Automatic detection of scintillation light splashes using conventional and deep learning methods

Abstract

Abstract Six methods for the automatic detection of scintillation light splashes in a portable gamma camera are compared. Each imaging frame might contain any number of light splashes (including none), and the location and size of each light splash must be identified. For real-time imaging, splashes must be identified and characterised quickly and with minimal processing overhead. The techniques are compared on their ability to accurately determine the number, position, and size of light splashes, and to reconstruct the deposited energy within each splash for a simulated data set with known ground-truths.
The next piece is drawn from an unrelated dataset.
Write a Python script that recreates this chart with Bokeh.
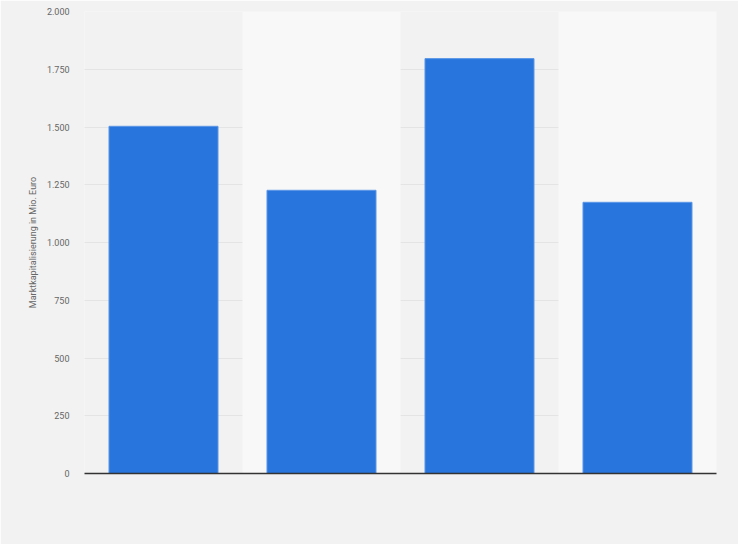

The speed of each technique and the ease of implementation are also discussed. For accuracy in blob (light splash) localisation, a Laplacian of Gaussian approach was found to provide the most accurate estimation. However, its performance greatly relies on the appropriate tuning of preprocessing parameters prior to image analysis and the number of blobs in each frame. Deep learning approaches (Faster-RCNNs) performed significantly better than traditional algorithms in terms of predicting the size of each light splash, did not require image preprocessing and were also more stable over a range of frame occupancies. Moreover, the paper fine-tuned a VGG16 based Faster-RCNN model with the simulated data set for the scintillation light splash detection, called DeepSplashSpotter (DSS).